Приятели мои содомиты пригласили меня как-то на диспут. У содомитов же одно на уме, им однополые браки подавай. А больше всех против однополых браков протестует именно церковь, поскольку по старой памяти считает себя вправе браки освящать.
По этой причине гомосексуалам интереснее всего разговаривать про однополые браки именно со священниками. Но православные священники на диспуты к гомосексуалам не идут. Видимо, у них есть запрет какой-то. Почему-то язычникам и атеистам проповедовать у православных священников принято, а содомитам не принято. Не знаю почему. Никак не могу догадаться.
Одним словом, на диспут к содомитам пришел протестантский какой-то пастор. То ли адвентист седьмого дня, то ли пятидесятник — я небольшой специалист.
И вот с первого слова принялся мне пастор доказывать, что содомиты, дескать, грешники, что должны, дескать, раскаяться в своем содомском грехе и вернуться в лоно святой матери церкви, а тогда святая матерь церковь, может быть, содомитов простит.

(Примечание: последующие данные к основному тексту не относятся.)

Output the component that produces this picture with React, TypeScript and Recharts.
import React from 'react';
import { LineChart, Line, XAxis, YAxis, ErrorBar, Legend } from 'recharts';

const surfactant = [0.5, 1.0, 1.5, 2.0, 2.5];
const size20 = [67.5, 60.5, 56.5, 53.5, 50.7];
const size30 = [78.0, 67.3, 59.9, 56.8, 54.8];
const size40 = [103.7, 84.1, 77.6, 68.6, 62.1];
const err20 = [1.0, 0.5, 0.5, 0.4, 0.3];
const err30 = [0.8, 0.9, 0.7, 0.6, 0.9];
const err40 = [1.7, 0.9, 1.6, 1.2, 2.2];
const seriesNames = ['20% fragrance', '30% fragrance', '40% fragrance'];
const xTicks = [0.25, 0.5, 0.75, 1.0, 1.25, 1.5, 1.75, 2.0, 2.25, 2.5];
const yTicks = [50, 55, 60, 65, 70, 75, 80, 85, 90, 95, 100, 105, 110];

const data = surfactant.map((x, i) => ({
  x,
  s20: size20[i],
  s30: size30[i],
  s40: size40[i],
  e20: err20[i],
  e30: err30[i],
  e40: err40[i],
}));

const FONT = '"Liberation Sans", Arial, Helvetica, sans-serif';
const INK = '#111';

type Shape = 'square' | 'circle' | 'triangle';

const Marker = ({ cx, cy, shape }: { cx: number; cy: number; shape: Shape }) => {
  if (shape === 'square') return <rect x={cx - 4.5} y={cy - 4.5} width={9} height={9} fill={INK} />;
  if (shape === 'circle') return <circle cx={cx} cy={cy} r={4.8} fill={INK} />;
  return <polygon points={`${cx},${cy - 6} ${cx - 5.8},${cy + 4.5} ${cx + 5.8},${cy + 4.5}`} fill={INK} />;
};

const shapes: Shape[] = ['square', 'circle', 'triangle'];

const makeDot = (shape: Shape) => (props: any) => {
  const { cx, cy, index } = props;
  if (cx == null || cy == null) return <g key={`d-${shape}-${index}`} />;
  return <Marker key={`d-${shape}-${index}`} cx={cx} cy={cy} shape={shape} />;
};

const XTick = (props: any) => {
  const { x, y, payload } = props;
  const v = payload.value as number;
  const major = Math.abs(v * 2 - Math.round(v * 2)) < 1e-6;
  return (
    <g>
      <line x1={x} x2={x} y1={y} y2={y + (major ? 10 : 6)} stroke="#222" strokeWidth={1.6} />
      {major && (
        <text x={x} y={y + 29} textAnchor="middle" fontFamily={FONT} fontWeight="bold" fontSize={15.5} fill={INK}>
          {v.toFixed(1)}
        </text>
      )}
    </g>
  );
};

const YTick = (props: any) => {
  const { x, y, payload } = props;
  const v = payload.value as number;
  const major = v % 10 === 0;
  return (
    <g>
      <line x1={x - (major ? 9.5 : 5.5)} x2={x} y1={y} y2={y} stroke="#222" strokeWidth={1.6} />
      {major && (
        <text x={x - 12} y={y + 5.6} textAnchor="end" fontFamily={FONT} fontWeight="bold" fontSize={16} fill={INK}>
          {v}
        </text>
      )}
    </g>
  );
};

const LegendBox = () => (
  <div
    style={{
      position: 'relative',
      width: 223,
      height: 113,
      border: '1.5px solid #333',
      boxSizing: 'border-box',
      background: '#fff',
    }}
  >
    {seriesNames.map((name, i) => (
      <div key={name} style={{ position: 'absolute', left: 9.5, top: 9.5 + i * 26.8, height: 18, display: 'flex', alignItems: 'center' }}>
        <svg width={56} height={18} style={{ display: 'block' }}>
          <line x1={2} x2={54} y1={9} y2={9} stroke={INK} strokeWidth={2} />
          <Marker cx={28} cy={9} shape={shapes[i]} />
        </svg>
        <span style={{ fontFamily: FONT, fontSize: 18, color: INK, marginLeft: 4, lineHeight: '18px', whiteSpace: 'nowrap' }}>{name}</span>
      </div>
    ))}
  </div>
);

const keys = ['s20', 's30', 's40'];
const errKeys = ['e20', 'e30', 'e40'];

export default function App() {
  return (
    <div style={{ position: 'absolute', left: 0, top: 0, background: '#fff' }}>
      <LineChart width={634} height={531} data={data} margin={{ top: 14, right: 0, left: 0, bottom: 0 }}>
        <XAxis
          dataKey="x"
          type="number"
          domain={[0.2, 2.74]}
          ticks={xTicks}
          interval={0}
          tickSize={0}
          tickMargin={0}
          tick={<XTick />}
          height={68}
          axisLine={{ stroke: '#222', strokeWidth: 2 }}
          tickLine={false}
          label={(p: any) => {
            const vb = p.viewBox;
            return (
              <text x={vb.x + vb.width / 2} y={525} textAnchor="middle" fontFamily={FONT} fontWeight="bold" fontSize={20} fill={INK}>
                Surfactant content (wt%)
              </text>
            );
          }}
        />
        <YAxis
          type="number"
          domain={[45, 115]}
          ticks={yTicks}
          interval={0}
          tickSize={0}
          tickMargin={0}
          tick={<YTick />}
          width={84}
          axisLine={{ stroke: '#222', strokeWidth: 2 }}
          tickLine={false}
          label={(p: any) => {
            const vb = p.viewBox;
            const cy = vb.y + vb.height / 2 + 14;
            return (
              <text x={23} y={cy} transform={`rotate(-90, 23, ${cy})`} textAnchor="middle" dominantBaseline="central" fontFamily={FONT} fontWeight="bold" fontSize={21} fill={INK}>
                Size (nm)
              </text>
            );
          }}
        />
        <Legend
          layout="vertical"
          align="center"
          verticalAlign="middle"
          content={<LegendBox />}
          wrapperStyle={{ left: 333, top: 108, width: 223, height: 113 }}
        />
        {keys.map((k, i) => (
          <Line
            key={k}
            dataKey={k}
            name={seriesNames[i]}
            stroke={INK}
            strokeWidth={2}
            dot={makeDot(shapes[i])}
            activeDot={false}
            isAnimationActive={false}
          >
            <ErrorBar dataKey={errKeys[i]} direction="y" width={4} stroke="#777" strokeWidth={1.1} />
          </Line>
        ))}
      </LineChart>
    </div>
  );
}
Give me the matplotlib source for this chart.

А я и не спорил. Ну да, грех конечно. По Библии точно выходит грех. Только содомиты ведь не просят однополых церковных браков, они же однополых гражданских браков просят: ну чтобы наследство удобнее оформлять было друг на друга, чтобы детей не забирали в случае внезапной смерти одного из партнеров…
Но пастор заводился все больше. Говорил, что содомский грех есть грех наинетерпимейший и что Господь за содомский грех залил кипящей серой Содом и Гоморру.
А я и не спорил. Залил, верно. Только ведь Господь сам Содом и Гоморру залил, собственноручно. Никаких пасторов для заливания серой не нанимал. И православных хоругвеносцев не нанимал тоже. И теперь не нанимает. И помощи в заливании содомитов серой не просит. Если надо Ему будет — сам зальет, без помощи пастора.
Но пастор не слушал. Воздымал руки к потолку и кричал: «Покайтесь! Вернитесь в лоно святой матери церкви!»
Тут уж я, каюсь, не выдержал. Я спросил пастора: в России ли он родился? В России. Из русской ли семьи? Из русской. Родители православные? Православные.
Я спросил, как бы отнесся пастор, если бы я сейчас назвал его еретиком, призвал бы его покаяться в отступничестве, вернуться в лоно святой кафолической русской православной церкви и ждать с сокрушенным сердцем, что, может быть, церковь его простит?
Пастор немедленно стал говорить мне, что у нас свобода вероисповедания и что я должен признать его право следовать тем обрядам, какие ему нравятся. Никакой связи между своей свободой вероисповедания и свободой содомитов регистрировать браки пастор не видел.
И я подумал: вот если бы Бог случайно подслушал наш разговор, что бы Он сделал? Улыбнулся бы снисходительно?